The answer changes, however, if you are facing a third or fourth DUI and therefore will be subject to penalties that are much greater. In any DUI case, there are two important but separate issues: the civil license suspension that is controlled by PennDot, and the DUI charge that is controlled by the criminal court. In cases where you are facing a conviction for a third or fourth DUI, it may be advantageous to refuse alcohol tests in order to strengthen your chances of winning in criminal court, even if this means that you will automatically lose your license for one year. Chances are that if you're in this situation, your license is likely already suspended, so it makes sense to fight for your personal freedom. Prosecutors can use the fact that you refused the breathalyzer and/or blood test against you in court; however, the judge will give the jury an instruction that they must also consider the reason you gave for refusing the test when determining how much weight they will give to the refusal.
WHAT IS ARD?
Accelerated Rehabilitative Disposition (ARD) is a program for first-time DUI offenders that can prevent you from receiving a criminal record due to the DUI charge. There will never be a determination of guilt if you successfully complete the probationary program.

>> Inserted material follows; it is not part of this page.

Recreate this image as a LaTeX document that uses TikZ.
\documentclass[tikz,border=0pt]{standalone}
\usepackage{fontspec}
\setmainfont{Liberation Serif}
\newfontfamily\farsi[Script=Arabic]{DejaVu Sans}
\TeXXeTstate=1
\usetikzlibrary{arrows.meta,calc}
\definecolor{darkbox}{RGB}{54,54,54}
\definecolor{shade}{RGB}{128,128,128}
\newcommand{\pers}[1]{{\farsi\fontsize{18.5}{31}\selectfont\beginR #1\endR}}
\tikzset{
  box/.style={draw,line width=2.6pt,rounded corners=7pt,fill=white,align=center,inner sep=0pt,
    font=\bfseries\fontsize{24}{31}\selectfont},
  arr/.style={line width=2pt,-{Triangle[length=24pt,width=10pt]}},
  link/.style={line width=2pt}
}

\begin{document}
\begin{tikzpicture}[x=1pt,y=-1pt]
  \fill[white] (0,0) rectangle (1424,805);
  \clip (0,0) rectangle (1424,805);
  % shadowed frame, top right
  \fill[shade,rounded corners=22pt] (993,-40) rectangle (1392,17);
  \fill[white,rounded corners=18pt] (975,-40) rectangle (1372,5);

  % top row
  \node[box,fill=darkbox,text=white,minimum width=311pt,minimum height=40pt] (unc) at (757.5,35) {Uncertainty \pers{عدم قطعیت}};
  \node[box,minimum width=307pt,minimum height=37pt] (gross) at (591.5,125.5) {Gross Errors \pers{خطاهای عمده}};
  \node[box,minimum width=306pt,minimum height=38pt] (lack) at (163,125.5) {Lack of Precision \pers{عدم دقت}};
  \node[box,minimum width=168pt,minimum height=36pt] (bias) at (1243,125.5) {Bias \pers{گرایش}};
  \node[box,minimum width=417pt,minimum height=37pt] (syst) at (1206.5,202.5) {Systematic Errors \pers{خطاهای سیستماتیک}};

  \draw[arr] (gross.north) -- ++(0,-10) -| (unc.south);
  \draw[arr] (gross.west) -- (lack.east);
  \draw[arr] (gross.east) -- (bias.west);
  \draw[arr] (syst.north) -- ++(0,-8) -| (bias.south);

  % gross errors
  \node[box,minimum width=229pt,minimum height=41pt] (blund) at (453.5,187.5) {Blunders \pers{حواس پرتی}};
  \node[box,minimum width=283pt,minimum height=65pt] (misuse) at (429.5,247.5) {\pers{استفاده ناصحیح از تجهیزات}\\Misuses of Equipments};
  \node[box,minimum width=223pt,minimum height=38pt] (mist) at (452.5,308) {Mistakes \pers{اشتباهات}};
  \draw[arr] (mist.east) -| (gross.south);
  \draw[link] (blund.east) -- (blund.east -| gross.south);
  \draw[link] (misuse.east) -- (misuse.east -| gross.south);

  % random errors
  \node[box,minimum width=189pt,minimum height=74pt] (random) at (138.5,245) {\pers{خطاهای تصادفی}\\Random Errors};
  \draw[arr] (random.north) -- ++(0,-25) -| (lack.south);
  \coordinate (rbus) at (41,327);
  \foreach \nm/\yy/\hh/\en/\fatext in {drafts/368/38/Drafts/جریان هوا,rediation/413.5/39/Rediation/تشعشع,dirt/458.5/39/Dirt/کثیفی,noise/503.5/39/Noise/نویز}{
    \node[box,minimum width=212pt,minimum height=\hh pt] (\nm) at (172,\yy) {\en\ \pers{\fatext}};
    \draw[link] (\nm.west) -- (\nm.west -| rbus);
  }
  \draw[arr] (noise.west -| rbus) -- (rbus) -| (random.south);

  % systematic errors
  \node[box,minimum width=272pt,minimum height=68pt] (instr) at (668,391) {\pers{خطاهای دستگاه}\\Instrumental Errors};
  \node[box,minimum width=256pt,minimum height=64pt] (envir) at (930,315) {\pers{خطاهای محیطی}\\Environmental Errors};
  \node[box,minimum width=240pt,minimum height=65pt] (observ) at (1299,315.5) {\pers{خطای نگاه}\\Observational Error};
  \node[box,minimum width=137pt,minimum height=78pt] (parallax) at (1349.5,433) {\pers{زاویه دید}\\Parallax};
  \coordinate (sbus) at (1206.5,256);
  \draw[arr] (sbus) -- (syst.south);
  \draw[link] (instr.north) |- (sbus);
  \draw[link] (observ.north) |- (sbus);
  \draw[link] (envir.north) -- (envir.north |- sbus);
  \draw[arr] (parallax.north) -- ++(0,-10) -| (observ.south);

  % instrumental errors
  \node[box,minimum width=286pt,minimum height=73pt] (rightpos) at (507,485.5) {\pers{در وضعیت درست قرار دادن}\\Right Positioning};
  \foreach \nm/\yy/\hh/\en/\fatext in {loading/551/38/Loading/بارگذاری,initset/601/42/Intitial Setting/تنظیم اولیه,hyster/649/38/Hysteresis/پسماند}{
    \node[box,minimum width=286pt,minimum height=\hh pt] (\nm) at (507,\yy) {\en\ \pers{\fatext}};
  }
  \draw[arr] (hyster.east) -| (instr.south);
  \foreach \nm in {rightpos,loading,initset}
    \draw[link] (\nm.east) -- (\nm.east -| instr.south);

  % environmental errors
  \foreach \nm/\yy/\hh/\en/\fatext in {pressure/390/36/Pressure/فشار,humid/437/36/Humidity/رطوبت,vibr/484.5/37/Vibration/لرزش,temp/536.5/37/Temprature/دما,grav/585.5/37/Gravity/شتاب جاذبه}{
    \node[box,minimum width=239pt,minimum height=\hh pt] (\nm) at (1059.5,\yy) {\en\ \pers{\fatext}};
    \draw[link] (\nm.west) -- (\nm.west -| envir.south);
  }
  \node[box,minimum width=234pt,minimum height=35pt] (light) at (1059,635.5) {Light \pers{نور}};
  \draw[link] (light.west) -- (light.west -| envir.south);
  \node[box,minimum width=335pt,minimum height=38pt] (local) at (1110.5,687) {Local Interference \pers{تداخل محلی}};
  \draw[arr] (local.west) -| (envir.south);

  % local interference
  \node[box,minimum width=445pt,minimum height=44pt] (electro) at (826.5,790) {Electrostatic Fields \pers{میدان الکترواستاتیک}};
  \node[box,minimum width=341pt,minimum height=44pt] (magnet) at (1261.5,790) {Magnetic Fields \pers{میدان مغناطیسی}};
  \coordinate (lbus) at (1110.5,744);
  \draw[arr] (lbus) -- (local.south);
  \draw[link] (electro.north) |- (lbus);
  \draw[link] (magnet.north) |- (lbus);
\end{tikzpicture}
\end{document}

Throughout the program, you will be required to complete certain classes and abide by the conditions that the judge imposes. Depending upon the severity of your blood-alcohol reading, the probationary period is typically six months to one year. Once you have fulfilled your requirements including paying court costs, the judge will close the case. If you are subsequently asked if you have ever been convicted of a crime, you can legally say "no" as it pertains to the DUI charge. In some counties, such as Allegheny County, the charge is automatically expunged, which means that there will be no trace of the incident. In some counties, however, you must file for an expungement in order to fully erase the footprints of the charge. In cases involving ARD in Allegheny County, our office always monitors the record to make sure the expungement occurs.
WHO IS ELIGIBLE FOR ARD?
If you are a first-time DUI offender, and none of the following circumstances apply to you, you are generally eligible for the ARD program: 1) have been convicted of a felony, 2) have been convicted of two or more misdemeanors, or 3) have been convicted of a misdemeanor within the last 10 years.
IF I AM CONVICTED FOR A SECOND DUI, IS THERE MANDATORY JAIL TIME?

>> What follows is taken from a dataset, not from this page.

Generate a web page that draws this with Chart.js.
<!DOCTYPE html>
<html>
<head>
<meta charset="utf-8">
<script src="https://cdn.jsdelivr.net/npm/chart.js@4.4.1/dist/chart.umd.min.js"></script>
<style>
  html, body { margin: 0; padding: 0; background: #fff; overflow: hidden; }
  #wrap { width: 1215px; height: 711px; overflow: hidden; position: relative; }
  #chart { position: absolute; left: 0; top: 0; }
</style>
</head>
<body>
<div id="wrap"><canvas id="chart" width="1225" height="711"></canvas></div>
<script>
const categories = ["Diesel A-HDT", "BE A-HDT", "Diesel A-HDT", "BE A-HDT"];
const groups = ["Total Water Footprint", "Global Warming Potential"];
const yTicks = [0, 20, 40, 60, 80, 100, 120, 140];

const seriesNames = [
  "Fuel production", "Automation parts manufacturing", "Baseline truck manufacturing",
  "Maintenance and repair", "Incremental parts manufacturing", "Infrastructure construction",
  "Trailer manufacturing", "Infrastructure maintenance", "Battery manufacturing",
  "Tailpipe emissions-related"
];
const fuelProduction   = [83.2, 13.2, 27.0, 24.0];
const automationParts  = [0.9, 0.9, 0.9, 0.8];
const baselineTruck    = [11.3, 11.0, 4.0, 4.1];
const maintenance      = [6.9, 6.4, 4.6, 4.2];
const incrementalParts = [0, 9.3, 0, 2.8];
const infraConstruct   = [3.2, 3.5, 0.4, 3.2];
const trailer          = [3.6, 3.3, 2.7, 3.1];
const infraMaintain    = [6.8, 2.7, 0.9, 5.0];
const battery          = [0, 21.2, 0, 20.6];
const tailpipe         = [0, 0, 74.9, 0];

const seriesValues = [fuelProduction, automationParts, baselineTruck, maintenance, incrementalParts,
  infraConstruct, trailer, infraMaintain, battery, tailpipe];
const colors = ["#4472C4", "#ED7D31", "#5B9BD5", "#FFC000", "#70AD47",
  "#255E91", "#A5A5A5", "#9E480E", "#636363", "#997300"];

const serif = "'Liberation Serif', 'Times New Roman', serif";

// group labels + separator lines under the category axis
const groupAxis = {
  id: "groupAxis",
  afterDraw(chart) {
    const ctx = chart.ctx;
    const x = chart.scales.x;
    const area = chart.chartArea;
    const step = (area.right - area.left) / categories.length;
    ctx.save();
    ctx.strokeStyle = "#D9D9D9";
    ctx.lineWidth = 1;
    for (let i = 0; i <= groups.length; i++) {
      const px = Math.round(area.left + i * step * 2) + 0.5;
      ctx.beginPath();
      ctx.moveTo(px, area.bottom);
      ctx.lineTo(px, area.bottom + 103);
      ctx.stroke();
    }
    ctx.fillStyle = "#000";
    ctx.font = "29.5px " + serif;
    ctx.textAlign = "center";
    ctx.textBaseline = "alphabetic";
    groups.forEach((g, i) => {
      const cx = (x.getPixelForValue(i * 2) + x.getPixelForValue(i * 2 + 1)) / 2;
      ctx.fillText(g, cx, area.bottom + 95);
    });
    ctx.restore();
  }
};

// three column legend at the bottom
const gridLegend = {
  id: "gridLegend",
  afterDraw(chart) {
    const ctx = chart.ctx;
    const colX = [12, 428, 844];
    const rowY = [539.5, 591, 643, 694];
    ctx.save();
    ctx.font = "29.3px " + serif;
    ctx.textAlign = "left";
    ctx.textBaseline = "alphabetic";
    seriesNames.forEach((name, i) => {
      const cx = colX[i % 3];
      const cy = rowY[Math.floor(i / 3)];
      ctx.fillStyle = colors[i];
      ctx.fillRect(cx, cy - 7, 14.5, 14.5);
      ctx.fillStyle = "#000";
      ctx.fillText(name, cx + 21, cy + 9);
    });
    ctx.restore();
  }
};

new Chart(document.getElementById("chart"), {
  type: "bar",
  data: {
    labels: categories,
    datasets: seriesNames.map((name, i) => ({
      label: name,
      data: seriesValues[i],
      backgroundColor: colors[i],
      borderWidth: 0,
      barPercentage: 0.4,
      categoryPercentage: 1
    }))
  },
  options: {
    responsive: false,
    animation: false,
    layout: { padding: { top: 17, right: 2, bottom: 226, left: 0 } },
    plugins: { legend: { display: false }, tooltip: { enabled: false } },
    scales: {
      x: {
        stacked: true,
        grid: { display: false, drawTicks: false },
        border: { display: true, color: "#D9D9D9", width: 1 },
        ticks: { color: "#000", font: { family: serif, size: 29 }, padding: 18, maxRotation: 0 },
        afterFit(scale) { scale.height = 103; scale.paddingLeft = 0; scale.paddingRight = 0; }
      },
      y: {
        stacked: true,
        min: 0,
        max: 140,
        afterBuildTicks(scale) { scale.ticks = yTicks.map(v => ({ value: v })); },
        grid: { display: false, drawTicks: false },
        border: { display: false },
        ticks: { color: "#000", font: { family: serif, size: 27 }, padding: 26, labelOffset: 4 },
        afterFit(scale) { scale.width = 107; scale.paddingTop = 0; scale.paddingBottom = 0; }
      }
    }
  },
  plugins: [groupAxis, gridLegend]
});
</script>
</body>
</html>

Technically yes – the legislature has imposed mandatory jail time requirements for subsequent DUI convictions. The length of the term varies based upon the tier in which you are placed, which depends your blood alcohol reading. The three tiers are below:
General Impairment (.08 to .099% BAC) – 5 days to 6 months
High BAC (.10 to .159% BAC) – 30 days to 6 months
Highest BAC (.16% and higher) – 90 days to 5 years
However, fortunately many counties including Allegheny County offer alternative housing, known as house arrest. Although house arrest is technically considered to be jail time, it allows you to serve your term within the confines of your own home. Additionally, you may be allowed to leave your home to go to work. Our firm has been very successful in making the proper argument to judges in order to assure that our clients do not spend one single day in county jail.
IS A DUI A FELONY OR MISDEMEANOR?
In the majority of cases, DUI convictions are misdemeanors, which are either "ungraded misdemeanors", 2nd degree misdemeanors, or 1st degree misdemeanors, with the latter being the most serious charge. This even includes multiple DUI convictions within the highest tier. There are times, however, when a DUI charge is a felony if someone other than the driver is injured or killed.